The most obvious explanation for Swindon’s performances (apart from the ‘bedding in’ period) would be that Swindon no longer have the players with the requisite technical quality to reach the performance levels of previous campaigns.  Certainly, losing players of the calibre of Stephens, Luongo, Byrne and Gladwin, and expecting the footballing levels to be unaffected, would be blinkered.  To other non-Swindon supporters this would be the obvious explanation and perhaps offering other explanations is therefore over-complicating matters unnecessarily.  Naturally, this explanation for Swindon’s recent performances is rarely cited by Swindon fans, particularly those with unrealistic expectations.

One criticism amongst Swindon supporters for the current performances, which I think has some weight, is the change in formation from 3-5-2 to 4-3-3.  Mark Cooper seems to think that playing four at the back suits his current group of players and would argue that pundits/commentators attach too much importance to formations in any case (which has merit).  Some would contend that Swindon no longer have the players to play 3-5-2 with no-one in the squad capable of playing as a right-wing back, without Nathan Byrne and the injured Kevin Stewart, except for the green Bradley Barry and possibly Will Randall.

My view is that playing 3-5-2 still suits the current squad in light of the restrictions imposed on team selection by having to play players on loan; the squad imbalances with a surfeit of deep lying central midfielders (Kasim, Traore, Rodgers, Williams (if not at centre back) and Marshall) and number 10s (Robert, Ojamaa and J.Stewart); and four good strikers, but no number 9s. My first XI for Swindon with everyone fit in a 4-3-3 formation from right to left (leaving out K.Stewart while Louis Thompson is on loan) would be: Vigouroux; N.Thompson, Branco, Turnbull, Ormonde-Ottewill; Williams, Kasim, L.Thompson; Robert, Obika/Thomas, Ajose; a line-up which has problems.

Firstly, playing at right-back negates Nathan Thompson’s influence on Swindon.  Last season, as a sweeper, N.Thompson (and Stephens) were pivotal in Swindon’s build up play from the back.  Indeed, in the second half against Bradford, Swindon were so much more assured in possession with a back three of Branco, N.Thompson and Turnbull, which quickly filtered through the side. 

Secondly, Ormonde-Ottewill, who is confident going forward, less so defensively, would be more suited to a left-wing back role. 

Thirdly, given that Swindon are seemingly obliged to play on loan Williams and Turnbull, one of them will be played out of position assuming that Branco and Kasim play (which they should).  As Turnbull is a centre back – lacking the pace to play left back – his inability to overlap and provide the requisite width in the 4-3-3 means that the wide left-sided front player has to offer the width instead thereby isolating the central striker in the front three.  In a 4-3-3 formation the full-backs need to provide the width for the formation to function effectively in an attacking sense.  N.Thompson is capable of doing that, Turnbull isn’t.  Alternatively, playing Williams as the holding midfielder in a 4-3-3 means that Kasim has to play more as a box-to-box midfielder and further up the pitch, negating his strengths.  Similarly, playing Williams to the right of Kasim is problematic as he too is unsuited to the right/left of centre role in the central midfield three.

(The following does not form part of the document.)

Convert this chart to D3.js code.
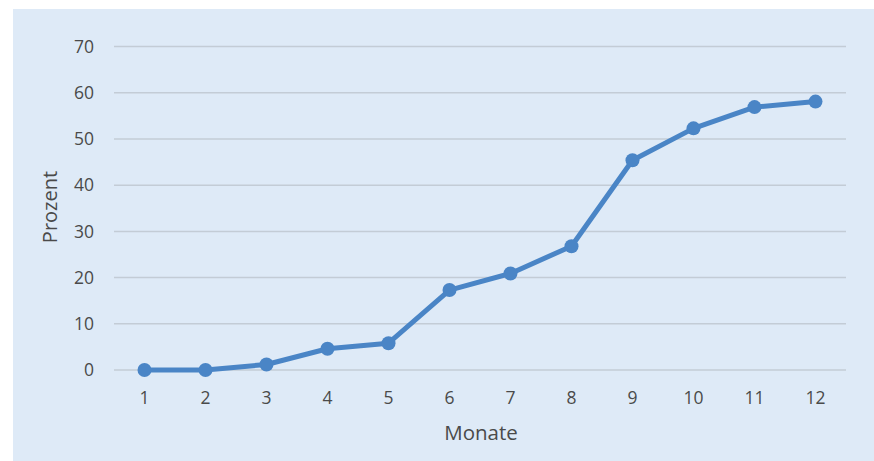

Fourthly, playing three up front does not suit Swindon’s attacking players.  Robert and Ojamaa are more effective centrally and all of Swindon’s strikers prefer playing in a front two (which probably applies to most strikers, I concede).  Ajose, Hylton and Obika are not particularly effective out wide.  Similarly, neither Obika nor Thomas are natural number 9s.  Given Thomas’s size, superficially, it is easy to bracket him as a number 9, but, as Birmingham fans will tell you, he is not particularly adept at holding the ball up or dropping deep.  He plays ‘on the shoulder’ and, ideally, would prefer to play alongside a target man.

Playing 3-4-1-2 would suit the majority of Swindon’s current crop of players.  I would play from right to left: Vigouroux; Branco, N.Thompson, Turnbull; L.Thompson, Kasim, Williams, Ormonde-Ottewill; Robert/Ojamaa; Obika/Thomas, Ajose/Hylton.  This system would involve playing Louis Thompson as a right-wing back.  Norwich played him at right-back for parts of pre-season and I would be confident that he could play as a right-wing back as he has the requisite qualities: quick, energetic, great at winning back possession and defensively minded.  Clearly, playing him as a wing-back would be a bit of a waste as he is more suited to a central role, but the overall balance of the team would, I feel, be better.

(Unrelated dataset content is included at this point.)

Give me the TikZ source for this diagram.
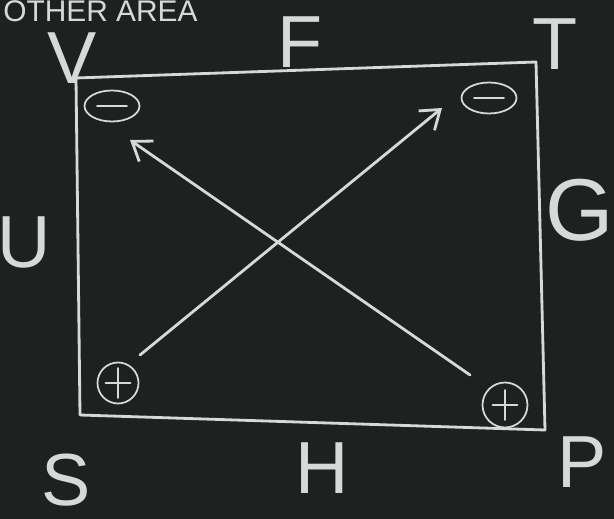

Of course, suggesting that a change in formation is a ‘silver-bullet’ to Swindon’s travails is simplistic. Swindon ought to improve in time – though probably not reaching the technical heights of last season – and the current malaise is not that bad.  Additionally, the 4-3-3 has tightened Swindon up defensively with Swindon generally looking more organised and cohesive off the ball (the Barnsley game aside).  Branco, in particular, has been superb.  There are very few quick, technically assured, good in the air, physically imposing, 6’4”centre-backs in League 1.  Clubs higher up the football pyramid will probably be monitoring him.